NORTH TEXAS (CBS 11 NEWS) – A Tarrant County woman is challenging the Texas laws on divorce – as it relates to same-sex marriage. Currently the only way two women, or two men can legally split in Texas is to have the marriage voided.
Cori Jo Long is prepared to take her fight for divorce to the highest court. Long married Brooke Powell in 2010 in New Hampshire. The two women are both from North Texas, but married out of state because of the ban in Texas on same-sex marriage.
Last summer, the pair separated, but Texas law does not allow them to divorce.
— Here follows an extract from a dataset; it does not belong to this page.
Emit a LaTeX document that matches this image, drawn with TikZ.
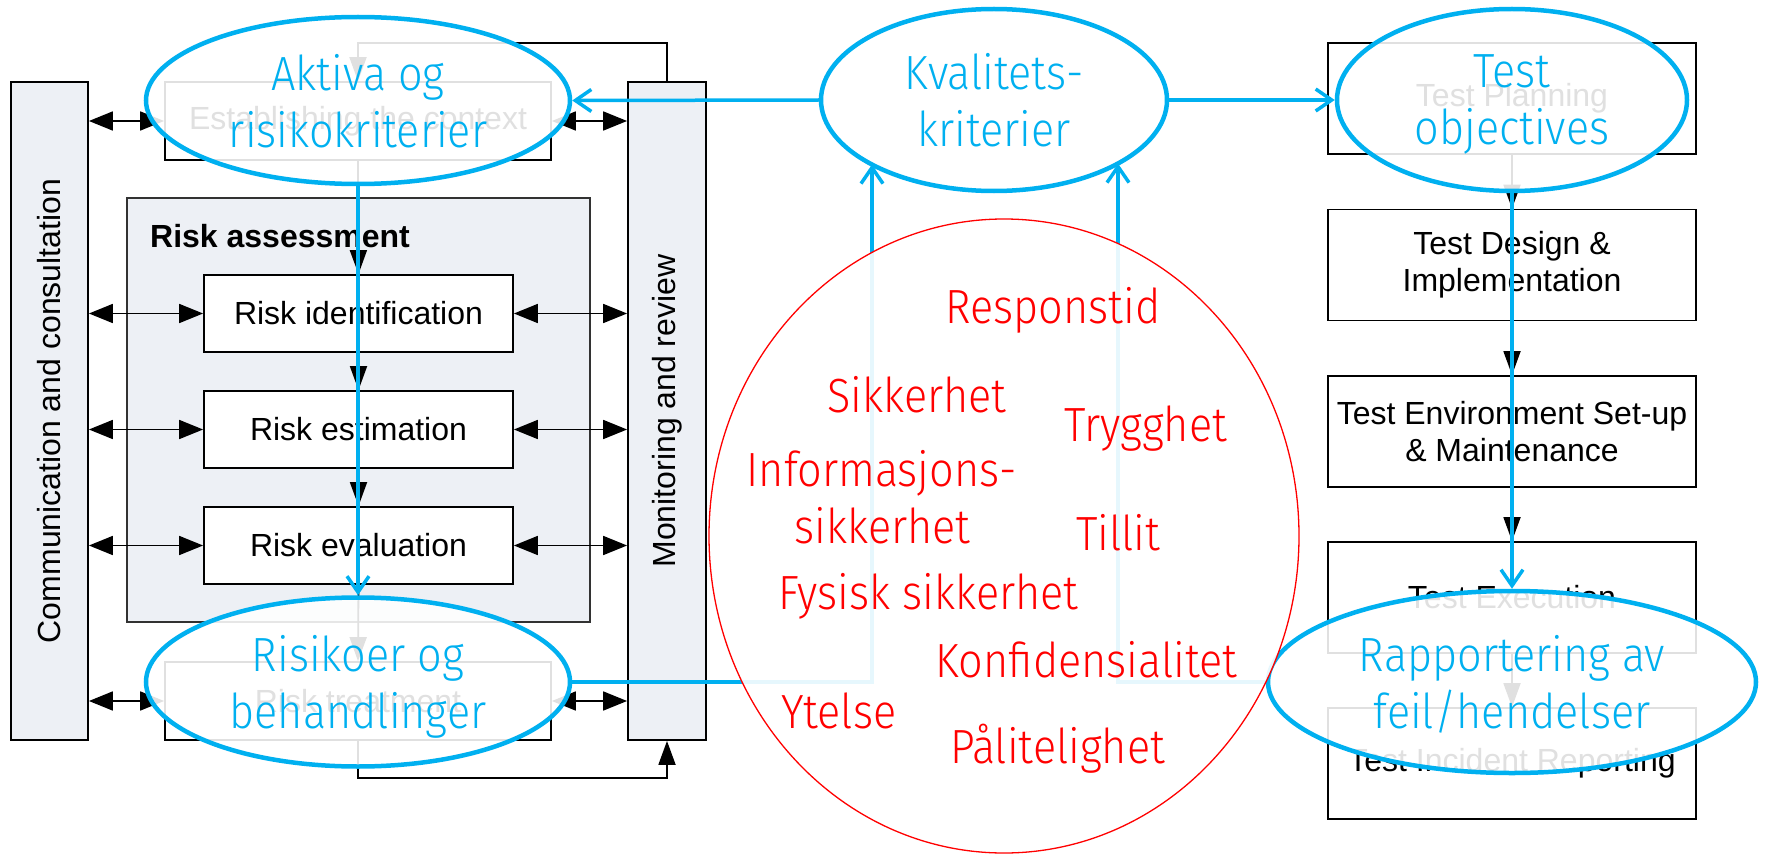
\documentclass[tikz,border=0pt]{standalone}
\usepackage{fontspec}
\setmainfont{Liberation Sans}
\newfontfamily\kfont[FakeStretch=0.9]{Fira Sans Light}
\usetikzlibrary{arrows.meta,shapes.geometric,calc}
\definecolor{kblue}{RGB}{0,176,240}
\definecolor{kred}{RGB}{255,0,0}
\definecolor{panel}{RGB}{237,240,245}
\definecolor{panelline}{RGB}{50,50,50}

\begin{document}
\begin{tikzpicture}[x=1pt,y=-1pt,
  procbox/.style={draw=black,line width=1.8pt,fill=white,inner sep=0pt,align=center,
    font=\fontsize{32}{37}\selectfont},
  sidebar/.style={draw=black,line width=1.8pt,fill=panel,inner sep=0pt},
  sidelabel/.style={rotate=90,inner sep=0pt,font=\fontsize{32}{37}\selectfont},
  dblarrow/.style={line width=1.8pt,{Triangle[length=24pt,width=19pt]}-{Triangle[length=24pt,width=19pt]}},
  flow/.style={line width=1.8pt,-{Triangle[length=24pt,width=17pt]}},
  bluebubble/.style={ellipse,draw=kblue,line width=4.5pt,fill=white,fill opacity=0.88,
    text opacity=1,inner sep=0pt,text depth=0pt,text=kblue,align=center,
    font=\kfont\fontsize{48}{57}\selectfont},
  blueflow/.style={draw=kblue,line width=3.5pt,-{Straight Barb[length=16pt,width=22pt]}},
  quality/.style={text=kred,inner sep=0pt,anchor=base,font=\kfont\fontsize{48}{57}\selectfont}]

\useasboundingbox (0,0) rectangle (1767,856);
\fill[white] (0,0) rectangle (1767,856);

% ---- risk management process (left) ----
\node[sidebar,minimum width=77pt,minimum height=658pt] (comm) at (49.5,411) {};
\node[sidelabel] (commtxt) at (comm.center) {Communication and consultation};
\node[sidebar,minimum width=78pt,minimum height=658pt] (mon) at (667,411) {};
\node[sidelabel] (montxt) at (mon.center) {Monitoring and review};

\node[draw=panelline,line width=1.8pt,fill=panel,inner sep=0pt,
  minimum width=463pt,minimum height=424pt] (assess) at (358.5,410) {};
\node[anchor=base west,inner sep=0pt,font=\bfseries\fontsize{32}{37}\selectfont]
  (assesstxt) at (150,247) {Risk assessment};

\node[procbox,minimum width=386pt,minimum height=78pt] (est) at (358,121) {Establishing the context};
\node[procbox,minimum width=309pt,minimum height=77pt] (ri) at (358.5,313.5) {Risk identification};
\node[procbox,minimum width=309pt,minimum height=77pt] (rs) at (358.5,429.5) {Risk estimation};
\node[procbox,minimum width=309pt,minimum height=77pt] (rv) at (358.5,545.5) {Risk evaluation};
\node[procbox,minimum width=386pt,minimum height=78pt] (rt) at (358,701) {Risk treatment};

\foreach \n in {est,ri,rs,rv,rt}{
  \draw[dblarrow] (comm.east |- \n.west) -- (\n.west);
  \draw[dblarrow] (\n.east) -- (mon.west |- \n.east);
}
\draw[flow] (est.south) -- (ri.north);
\draw[flow] (ri.south) -- (rs.north);
\draw[flow] (rs.south) -- (rv.north);
\draw[flow] (rv.south) -- (rt.north);
\coordinate (fbtop) at (358,43);
\coordinate (fbbot) at (358,778);
\draw[flow] (mon.north) |- (fbtop) -- (est.north);
\draw[flow] (rt.south) -- (fbbot) -| (mon.south);

% ---- test process (right) ----
\node[procbox,minimum width=368pt,minimum height=111pt] (tp) at (1512,98.5) {Test Planning};
\node[procbox,minimum width=368pt,minimum height=111pt] (td) at (1512,265) {Test Design \&\\Implementation};
\node[procbox,minimum width=368pt,minimum height=111pt] (te) at (1512,431.5) {Test Environment Set-up\\\& Maintenance};
\node[procbox,minimum width=368pt,minimum height=111pt] (tx) at (1512,597.5) {Test Execution};
\node[procbox,minimum width=368pt,minimum height=111pt] (ti) at (1512,763.5) {Test Incident Reporting};
\draw[flow] (tp.south) -- (td.north);
\draw[flow] (td.south) -- (te.north);
\draw[flow] (te.south) -- (tx.north);
\draw[flow] (tx.south) -- (ti.north);

% ---- blue overlay bubbles ----
\node[bluebubble,minimum width=424pt,minimum height=167pt] (aktiva) at (358,100.5) {Aktiva og\\risikokriterier};
\node[bluebubble,minimum width=424pt,minimum height=169pt] (risikoer) at (358,682) {Risikoer og\\behandlinger};
\node[bluebubble,minimum width=346pt,minimum height=182pt] (kval) at (994,100) {Kvalitets-\\kriterier};
\node[bluebubble,minimum width=350pt,minimum height=182pt] (tobj) at (1512,100) {Test\\objectives};
\node[bluebubble,minimum width=488pt,minimum height=182pt] (rapp) at (1512,682) {Rapportering av\\feil/hendelser};

\coordinate (kin1) at (872,164.5);
\coordinate (kin2) at (1118,163.5);
\draw[blueflow] (kval.west) -- (aktiva.east);
\draw[blueflow] (kval.east) -- (tobj.west);
\draw[blueflow] (aktiva.south) -- (risikoer.north);
\draw[blueflow] (tobj.south) -- (rapp.north);
\draw[blueflow] (risikoer.east) -| (kin1);
\draw[blueflow] (rapp.west) -| (kin2);

% ---- quality attributes ----
\node[ellipse,draw=kred,line width=1.3pt,fill=white,fill opacity=0.9,inner sep=0pt,
  minimum width=590pt,minimum height=634pt] (attrs) at (1004,536) {};
\node[quality] (q1) at (1053,323) {Responstid};
\node[quality] (q2) at (917,412) {Sikkerhet};
\node[quality] (q3) at (1145.5,441) {Trygghet};
\node[quality] (q4) at (881.5,486) {Informasjons-};
\node[quality] (q5) at (882.5,543) {sikkerhet};
\node[quality] (q6) at (1118,550) {Tillit};
\node[quality] (q7) at (928.5,609) {Fysisk sikkerhet};
\node[quality] (q8) at (1086.5,677) {Konfidensialitet};
\node[quality] (q9) at (839,728) {Ytelse};
\node[quality] (q10) at (1057.5,763) {Pålitelighet};
\end{tikzpicture}
\end{document}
A heterosexual married couple can apply for divorce, and if the requirements are met, the divorce can be granted as quickly as 60 days. Same-sex couples can petition to have their marriage voided in Texas – but the entitlements are not the same as with divorce.
“When you are not given an option to be divorced, then you don’t have any of the rights that a divorced couple would possibly have,” said Long.
Sonya Carillo is Long’s attorney, and explains why Long does not want to void the marriage.
“She’d have no property rights, no benefits under state law and no benefits under federal law. When you’re married for a certain period of time, you get certain benefits under social security. Certain retirement benefits are available. If the court voids the marriage, she does not get anything. It’s like it never happened. You were never married.”
Powell’s attorney, Susan Smith says Powell was comfortable with petitioning to have the marriage voided. “It’s the more practical route,” she said.
Smith says her client would have divorced if it was an option, but prefers to move forward on her own, as the Texas state laws dictate.
“If you live in Texas, you kind of have to be okay with that. I know there are groups out there advocating for change. [Powell] would like to see the law change, but until then, she’s just living in Texas because this is where her heart is and where her family is,” said Smith.
Texas Attorney General Greg Abbott has fought same-sex couple divorces in other counties. He argues that state law won’t allow Texas to recognize the divorce, because it would validate the marriage.
Right now the Texas Supreme Court is reviewing a handful of same-sex divorce cases.
Long hopes her voice will be heard as well, and is prepared to appeal if necessary. “Because it gives me a voice and it gives me a stance on who I am and where I’m coming from, and that I got married for a reason.”